Once DOI completes the new analysis, it will need to determine whether its reconsideration warrants exclusion of any proposed area in the leasing program, the opinion said. It said it would need to reassess the program's timing and locations to obtain a proper balance of the potentials for environmental damage, adverse coastal zone impacts, and potential oil and gas discoveries.

Judge Judith W. Rogers wrote a concurring opinion. Judge Douglas H. Ginsburg also heard the case.

Environmental organizations hailed the court's ruling. Sierra Club Lands Director Alan Manuel said on Apr. 17 that then-US President George W. Bush's "plan to drill in the sensitive Chukchi and Beaufort Seas ignored science. The plan didn't consider the serious threat drilling would pose to America's polar bears, whales, and walruses. We're pleased to see the court recognize that plans to drill overlooked very serious threats to marine mammals."

Sided with wildlife
"By vacating the existing 5-year plan, the court sided with the wildlife and Native Alaskans that depend on these waters for survival and put science back in the decision-making process. The Bush administration had laid at the feet of the oil industry vast areas of the Arctic Ocean that are critical to Alaska Native cultures and to species like the polar bear and bowhead whale," said David Dickson, Western Artic Oceans program director for the Alaska Wilderness League.

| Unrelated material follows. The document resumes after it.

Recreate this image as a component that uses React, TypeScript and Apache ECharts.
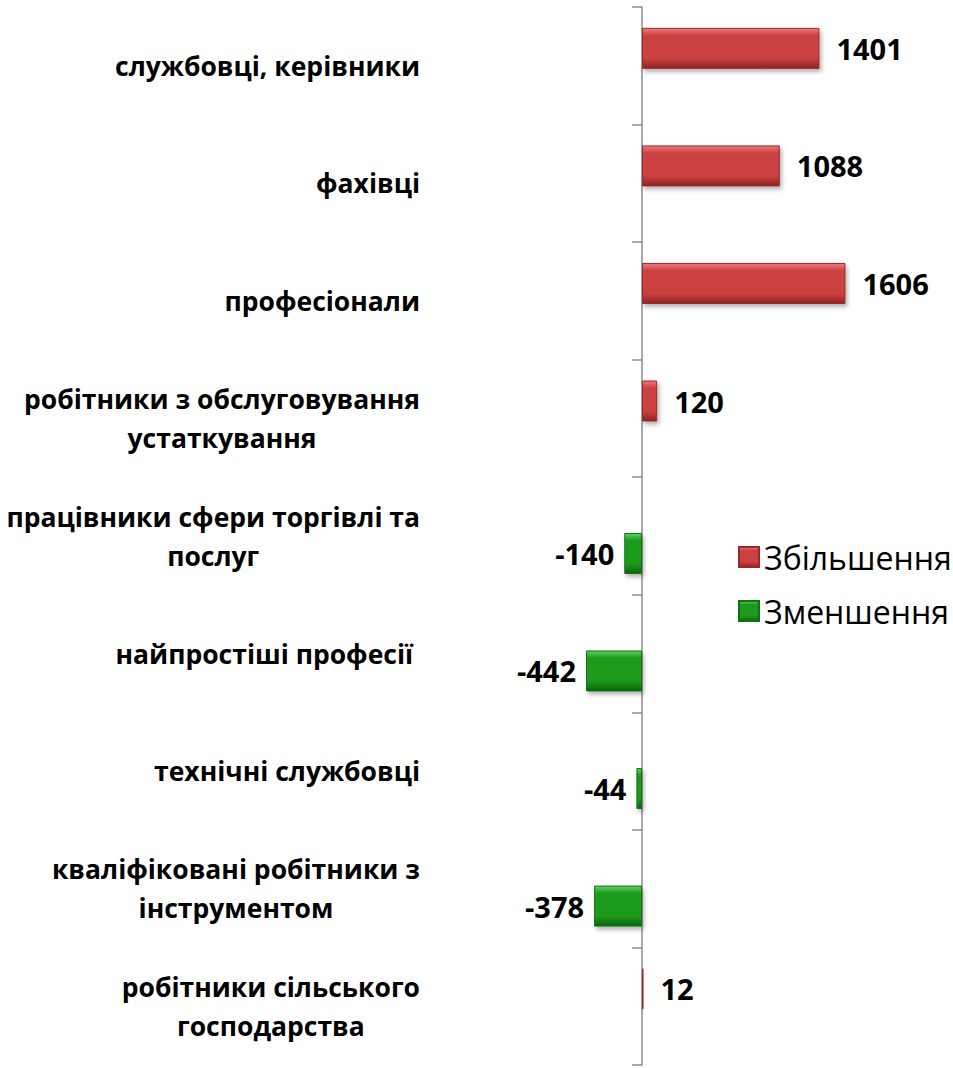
import React, { useEffect, useRef } from "react";
import * as echarts from "echarts";

const categories = [
  "службовці, керівники",
  "фахівці",
  "професіонали",
  "робітники з обслуговування\nустаткування",
  "працівники сфери торгівлі та\nпослуг",
  "найпростіші професії ",
  "технічні службовці",
  "кваліфіковані робітники з\nінструментом",
  "робітники сільського\nгосподарства",
];
const increaseValues: (number | string)[] = [1401, 1088, 1606, 120, "-", "-", "-", "-", 12];
const decreaseValues: (number | string)[] = ["-", "-", "-", "-", -140, -442, -44, -378, "-"];
const seriesNames = ["Збільшення", "Зменшення"];

const FONT = '"Open Sans", "Noto Sans", sans-serif';

function grad(light: string, main: string, dark: string) {
  return new echarts.graphic.LinearGradient(0, 0, 0, 1, [
    { offset: 0, color: light },
    { offset: 0.18, color: main },
    { offset: 0.75, color: main },
    { offset: 1, color: dark },
  ]);
}

export default function App() {
  const ref = useRef<HTMLDivElement>(null);
  useEffect(() => {
    if (!ref.current) return;
    const chart = echarts.init(ref.current, null, { renderer: "svg" });
    const labelStyle = {
      show: true,
      fontFamily: FONT,
      fontWeight: "bold" as const,
      fontSize: 29,
      color: "#000",
    };
    chart.setOption({
      animation: false,
      backgroundColor: "#fff",
      grid: {
        left: 566,
        right: 83,
        top: 7,
        bottom: 3,
        containLabel: false,
        outerBoundsMode: "none",
      },
      legend: {
        orient: "vertical",
        left: 733,
        top: 536,
        icon: "rect",
        itemWidth: 20,
        itemHeight: 20,
        itemGap: 22,
        data: seriesNames,
        textStyle: { fontFamily: FONT, fontSize: 32, color: "#000" },
      },
      xAxis: {
        type: "value",
        min: -600,
        max: 1800,
        show: false,
        splitLine: { show: false },
      },
      yAxis: {
        type: "category",
        inverse: true,
        data: categories,
        axisLine: { show: true, onZero: true, lineStyle: { color: "#8c8c8c", width: 1.5 } },
        axisTick: { show: true, length: 10, lineStyle: { color: "#8c8c8c", width: 1.5 } },
        axisLabel: {
          margin: 146,
          align: "right",
          formatter: (v: string) =>
            v
              .split("\n")
              .map((l) => `{c|${l}}`)
              .join("\n"),
          rich: {
            c: {
              align: "center",
              fontFamily: FONT,
              fontWeight: "bold",
              fontSize: 26.5,
              lineHeight: 39,
              color: "#000",
            },
          },
        },
      },
      series: [
        {
          name: seriesNames[0],
          type: "bar",
          data: increaseValues,
          barWidth: 41,
          barGap: "-15%",
          itemStyle: {
            color: grad("#ec7b7b", "#cb4141", "#8f2424"),
            borderColor: "#9a2a2a",
            borderWidth: 1,
            shadowColor: "rgba(0,0,0,0.3)",
            shadowBlur: 4,
            shadowOffsetX: 2,
            shadowOffsetY: 3,
          },
          label: { ...labelStyle, position: "right", distance: 17 },
        },
        {
          name: seriesNames[1],
          type: "bar",
          data: decreaseValues,
          barWidth: 41,
          barGap: "-15%",
          itemStyle: {
            color: grad("#5fd05f", "#1e9a1e", "#0c640c"),
            borderColor: "#137013",
            borderWidth: 1,
            shadowColor: "rgba(0,0,0,0.3)",
            shadowBlur: 4,
            shadowOffsetX: 2,
            shadowOffsetY: 3,
          },
          label: { ...labelStyle, position: "left", distance: 10 },
        },
      ],
    });
    return () => chart.dispose();
  }, []);
  return (
    <div
      ref={ref}
      style={{ position: "fixed", left: 0, top: 0, width: 953, height: 1068, background: "#fff" }}
    />
  );
}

But the court's action also drew fire from government officials in Alaska and an oil and gas industry group. Gov. Sarah H. Palin said the decision came only 3 days after Alaskans had voiced their opinions on offshore drilling to Salazar at one of the secretary's four regional public meetings on a new proposed OCS plan.

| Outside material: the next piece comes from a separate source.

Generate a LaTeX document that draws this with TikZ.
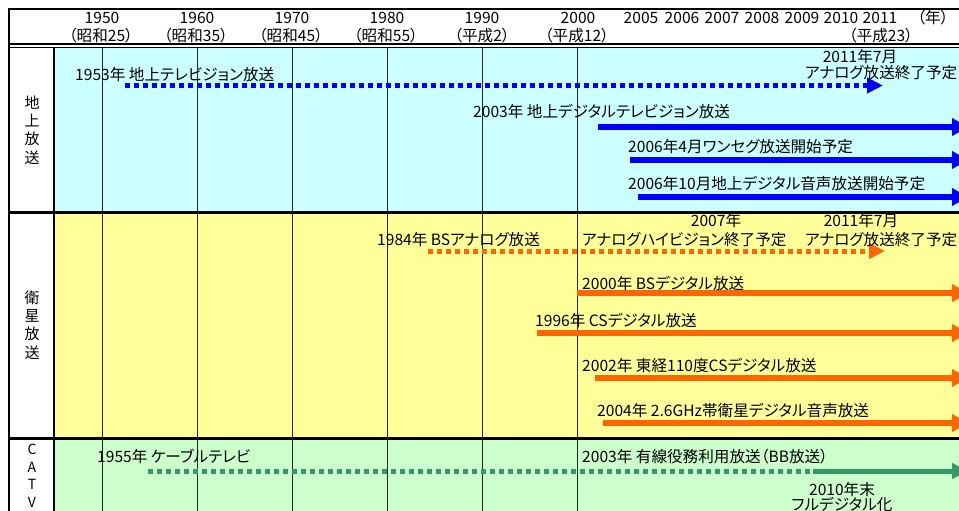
\documentclass[tikz,border=0pt]{standalone}
\usepackage{fontspec}
\setmainfont{Noto Sans CJK JP}[RawFeature=+palt]
\usetikzlibrary{arrows.meta}
\definecolor{bgcyan}{HTML}{CCFFFF}
\definecolor{bgyellow}{HTML}{FFFF99}
\definecolor{bggreen}{HTML}{CCFFCC}
\definecolor{arblue}{HTML}{0000FF}
\definecolor{arorange}{HTML}{FF6600}
\definecolor{argreen}{HTML}{339966}
\begin{document}
\begin{tikzpicture}[x=1pt,y=-1pt,
  lbl/.style={inner sep=0pt, font=\fontsize{15.6}{17}\selectfont},
  vlbl/.style={inner sep=0pt, align=center, font=\fontsize{15}{18.3}\selectfont},
  gridline/.style={line width=1pt, black!85},
  frameline/.style={line width=2.5pt, black},
  solidarrow/.style={line width=6pt, line cap=butt, -{Triangle[length=16pt,width=17pt]}},
  dotline/.style={line width=5pt, line cap=butt, dash pattern=on 4.5pt off 4.5pt},
  dotarrow/.style={dotline, -{Triangle[length=16pt,width=15pt]}}]
\useasboundingbox (0,0) rectangle (959,511);
\clip (0,0) rectangle (959,511);
\fill[white] (0,0) rectangle (959,511);
% backgrounds
\fill[bgcyan] (54,48) rectangle (959,212);
\fill[bgyellow] (54,212) rectangle (959,438);
\fill[bggreen] (54,438) rectangle (959,511);
% grid
\foreach \gx in {102,197,292,387,482,577}
  \draw[gridline] (\gx,48) -- (\gx,511);
% frame
\draw[frameline] (9,520) -- (9,9) -- (970,9);
\draw[line width=2pt] (9,44.5) -- (970,44.5);
\draw[line width=1pt] (9,47.6) -- (970,47.6);
\draw[line width=2pt] (54,47.6) -- (54,520);
\draw[line width=3pt] (9,212.5) -- (970,212.5);
\draw[line width=3pt] (9,438.5) -- (970,438.5);
% header
\node[lbl, anchor=base] (y1950) at (102,23.5) {1950};
\node[lbl, anchor=base] (y1960) at (197,23.5) {1960};
\node[lbl, anchor=base] (y1970) at (292,23.5) {1970};
\node[lbl, anchor=base] (y1980) at (387,23.5) {1980};
\node[lbl, anchor=base] (y1990) at (482,23.5) {1990};
\node[lbl, anchor=base] (y2000) at (578,23.5) {2000};
\node[lbl, anchor=base] (y2005) at (641,23.5) {2005};
\node[lbl, anchor=base] (y2006) at (682,23.5) {2006};
\node[lbl, anchor=base] (y2007) at (722,23.5) {2007};
\node[lbl, anchor=base] (y2008) at (762,23.5) {2008};
\node[lbl, anchor=base] (y2009) at (802,23.5) {2009};
\node[lbl, anchor=base] (y2010) at (841,23.5) {2010};
\node[lbl, anchor=base] (y2011) at (880,23.5) {2011};
\node[lbl, anchor=base] (nen) at (933,23.5) {（年）};
\node[lbl, anchor=base] (e1950) at (101,41.5) {（昭和25）};
\node[lbl, anchor=base] (e1960) at (196,41.5) {（昭和35）};
\node[lbl, anchor=base] (e1970) at (291,41.5) {（昭和45）};
\node[lbl, anchor=base] (e1980) at (386,41.5) {（昭和55）};
\node[lbl, anchor=base] (e1990) at (482,41.5) {（平成2）};
\node[lbl, anchor=base] (e2000) at (577,41.5) {（平成12）};
\node[lbl, anchor=base] (e2011) at (881,41.5) {（平成23）};
% left labels
\node[vlbl] (chijo) at (32,130) {地\\上\\放\\送};
\node[vlbl] (eisei) at (32,325) {衛\\星\\放\\送};
\node[vlbl, font=\fontsize{14}{17.5}\selectfont] (catv) at (32,476) {C\\A\\T\\V};
% terrestrial
\coordinate (t1s) at (125,85.5); \coordinate (t1e) at (883,85.5);
\draw[dotarrow, arblue] (t1s) -- (t1e);
\node[lbl, anchor=base west] (t1l) at (75,80.5) {1953年 地上テレビジョン放送};
\node[lbl, anchor=base] (t1d) at (860,62.5) {2011年7月};
\node[lbl, anchor=base west] (t1x) at (805,78.5) {アナログ放送終了予定};
\coordinate (t2s) at (598,127); \coordinate (t2e) at (968,127);
\draw[solidarrow, arblue] (t2s) -- (t2e);
\node[lbl, anchor=base west] (t2l) at (473,117.5) {2003年 地上デジタルテレビジョン放送};
\coordinate (t3s) at (630,160); \coordinate (t3e) at (968,160);
\draw[solidarrow, arblue] (t3s) -- (t3e);
\node[lbl, anchor=base west] (t3l) at (628,152.5) {2006年4月ワンセグ放送開始予定};
\coordinate (t4s) at (638,197); \coordinate (t4e) at (968,197);
\draw[solidarrow, arblue] (t4s) -- (t4e);
\node[lbl, anchor=base west] (t4l) at (628,189.5) {2006年10月地上デジタル音声放送開始予定};
% satellite
\coordinate (s1s) at (428,251); \coordinate (s1e) at (885,251);
\draw[dotarrow, arorange] (s1s) -- (s1e);
\node[lbl, anchor=base west] (s1l) at (377,245.5) {1984年 BSアナログ放送};
\node[lbl, anchor=base] (s1d1) at (716,226.5) {2007年};
\node[lbl, anchor=base west] (s1x1) at (582,245.5) {アナログハイビジョン終了予定};
\node[lbl, anchor=base] (s1d2) at (861,226.5) {2011年7月};
\node[lbl, anchor=base west] (s1x2) at (805,245.5) {アナログ放送終了予定};
\coordinate (s2s) at (577,293); \coordinate (s2e) at (968,293);
\draw[solidarrow, arorange] (s2s) -- (s2e);
\node[lbl, anchor=base west] (s2l) at (582,289.5) {2000年 BSデジタル放送};
\coordinate (s3s) at (537,333); \coordinate (s3e) at (968,333);
\draw[solidarrow, arorange] (s3s) -- (s3e);
\node[lbl, anchor=base west] (s3l) at (535,326.5) {1996年 CSデジタル放送};
\coordinate (s4s) at (595,378); \coordinate (s4e) at (968,378);
\draw[solidarrow, arorange] (s4s) -- (s4e);
\node[lbl, anchor=base west] (s4l) at (582,371.5) {2002年 東経110度CSデジタル放送};
\coordinate (s5s) at (603,423); \coordinate (s5e) at (968,423);
\draw[solidarrow, arorange] (s5s) -- (s5e);
\node[lbl, anchor=base west] (s5l) at (597,416.5) {2004年 2.6GHz帯衛星デジタル音声放送};
% CATV
\coordinate (c1s) at (148,471); \coordinate (c1m) at (813,471); \coordinate (c1e) at (968,471);
\draw[dotline, argreen] (c1s) -- (c1m);
\draw[line width=5pt, line cap=butt, -{Triangle[length=16pt,width=15pt]}, argreen] (c1m) -- (c1e);
\node[lbl, anchor=base west] (c1l) at (97,462.5) {1955年 ケーブルテレビ};
\node[lbl, anchor=base west] (c2l) at (582,462.5) {2003年 有線役務利用放送（BB放送）};
\node[lbl, anchor=base] (c3d) at (842,495) {2010年末};
\node[lbl, anchor=base] (c3x) at (842,510) {フルデジタル化};
\end{tikzpicture}
\end{document}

"Unfortunately, while we have been struggling to persuade the Obama administration not to undo the opportunities for offshore drilling, an appeals court has stepped in at the bidding of short-sighted environmentalists and pre-empted the federal-state dialogue," she added.

US Sen. Lisa Murkowski (R-Alas.), the Energy and Natural Resources Committee's ranking minority member, said that she was disappointed in the court's decision "to the extent that this may now cause a further delay in the development of the oil and gas resources that America still requires to fuel its economy.

"Alaska's OCS is America's energy storehouse and it needs to be developed with sensitivity to climate change and marine life, but I am troubled that the groups behind this litigation are engaging in the too-familiar tactic of suing on every possible issue, no matter the legal merits. This is evidenced by five of the six claims, all related to endangered species and climate change, having been dismissed or denied," she continued.

The American Petroleum Institute said in a statement that it was reviewing the ruling's implications. "It would be a disservice to all Americans, and a devastating blow to the economy, if this decision were to delay further the development of vital oil and natural gas resources," it noted.